十八世纪“古典”风格的起源(第5/5页)

与西部和南部民族的密切关系不是仅仅在交响曲里才得到显著体现的。约梅里在斯图加特创作的歌剧(以及后来格鲁克的歌剧)也在法国歌剧的影响下变形、复苏。这种影响是他的老师卡尔·尤根公爵作为示范强加在他身上的。德国小歌剧,德国喜歌剧的摇篮在巴黎;魏斯(Weiss)在此看到、听到了法瓦特(Favart)的小型作品,并把这类作品移植到德国。新德国艺术歌曲受到法国范例的启发;拉姆勒和舒尔茨明确声明了这一点,后者还继续用法语创作这种歌曲。泰勒曼受到的训练更多是法国式而不是德国式的。他首先认识法国音乐是于1689或1699年间在汉诺威的希尔德海姆中学;第二次是1705年在索朗。当时他贪婪地吞食着蒂利、康普拉和其他大师的作品,而且“几乎完全献身于他们的风格,以至两年之内他创作了多达两百部的法国序曲”。他第三次认识法国音乐是在艾森那赫,J. S. 巴赫的家乡。此地在1708—1709年间是法国音乐的中心(让我们记住这点);潘特里奥·黑本施特莱特在此地已经“按照法国的方式组织了公爵教堂的唱诗班”。根据泰勒曼的说法,此举非常成功,以至“超过了巴黎歌剧院著名的乐队”。1737年的巴黎之旅最终使德国人泰勒曼变成了一名法国式的音乐家。当他的作品成为巴黎清唱剧歌手的保留曲目时,他本人正在汉堡展开一次赞同法国音乐的热情宣传。从这位新风格的开路先锋在自传(1729年)里作如下声明时的平静中,我们体会到这一时代的独特性:

“至于我的多种音乐风格(他没有说‘我的风格’),已经广为人知了。首先是波兰风格,其次是法国风格,最重要的是意大利风格;我创作了大量此类风格的作品。”

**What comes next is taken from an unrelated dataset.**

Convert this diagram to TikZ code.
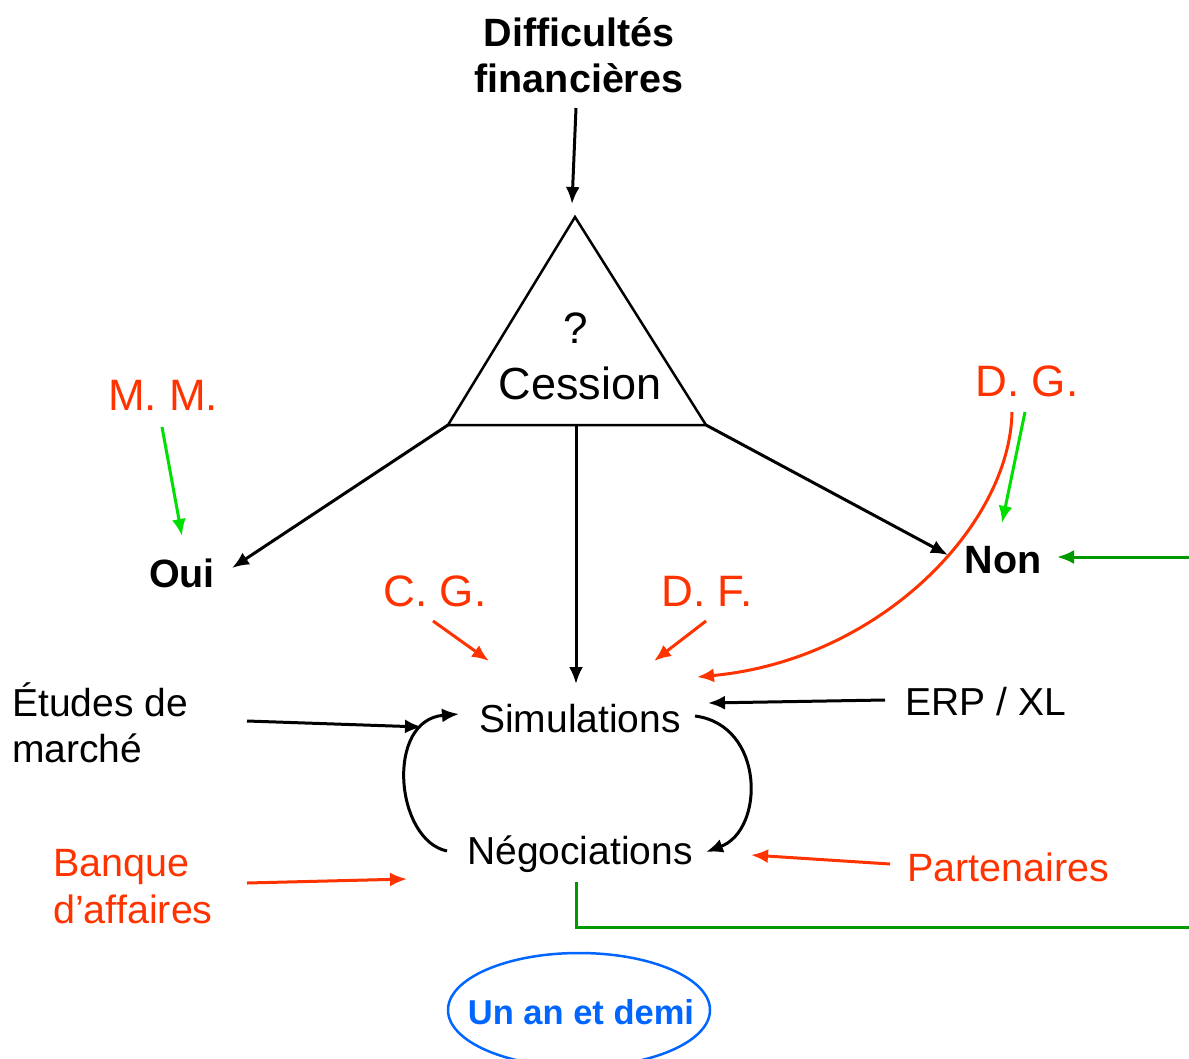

在这些仓促的评语中,我无法特别强调某些影响,尤其是波兰音乐的影响。波兰音乐很少被考虑在内,尽管它的风格为那个时期的音乐大师们提供了许多灵感。但是,我希望澄清的是,新德国乐派的领袖尽管被灌输了根深蒂固的民族意识,但仍然沉浸于跨越所有德国边界的外国影响之中——有捷克的、波兰的、法国的及意大利的。这不是一个偶然事件;这是一种必然。德国音乐,尽管声势浩大,但一直流传缓慢。其他国家的音乐——例如法国的音乐——主要需要的是营养,它需要燃料来推动自身。德国音乐缺少的不是燃料而是空气。十八世纪的空气当然并不稀薄;而是太浓,因而处境尴尬;烟囱被堵住。若不是泰勒曼、哈塞、施塔米茨及他们的同类人打开这扇门——朝法国、波兰、意大利和波西米亚开启这扇门——并引进一股强大的气流,音乐之火可能早已熄灭了。德国南部,莱茵河流域,曼海姆,斯图加特和维也纳是新艺术形成、发展的中心;从一直对新音乐运动怀有敌意的北德人的嫉妒中,我们清楚认识到了这一点。我并不是出于卑鄙的想法才去贬低十八世纪末期古典德国艺术的伟大并指出外国影响和因素对德国音乐的作用。外来作用是必要的,目的是使德国古典艺术能很快成为世界性的东西,而事实也正是如此。狭隘、自大的民族主义从未将艺术带到统领地位。恰恰相反,它将很快造成艺术的消耗和死亡。如果艺术要强壮,有活力,它不能胆怯地在一个流派中找到庇护;它不能像在盆里生长的树木那样在温室中找到避难所;它必须在自由的土壤里成长,无所束缚地将根延伸到任何可能汲取养分的地方。心灵必须吸收世界上所有的养分。尽管如此,它仍须保留民族的特征。但是它的民族特征不会被挥霍耗尽;除非它只靠自身提供的营养。让新的东西注入其中,加上它已经吸收的异族成分,它会赋予这一新生命一种辐射全球的力量。其他民族在新生命中看到了自己;他们不仅向它的胜利鞠躬致敬,而且热爱它,与它成为伙伴。这种胜利成为一种艺术或是一个国家能宣布拥有的最伟大的胜利:人性的胜利!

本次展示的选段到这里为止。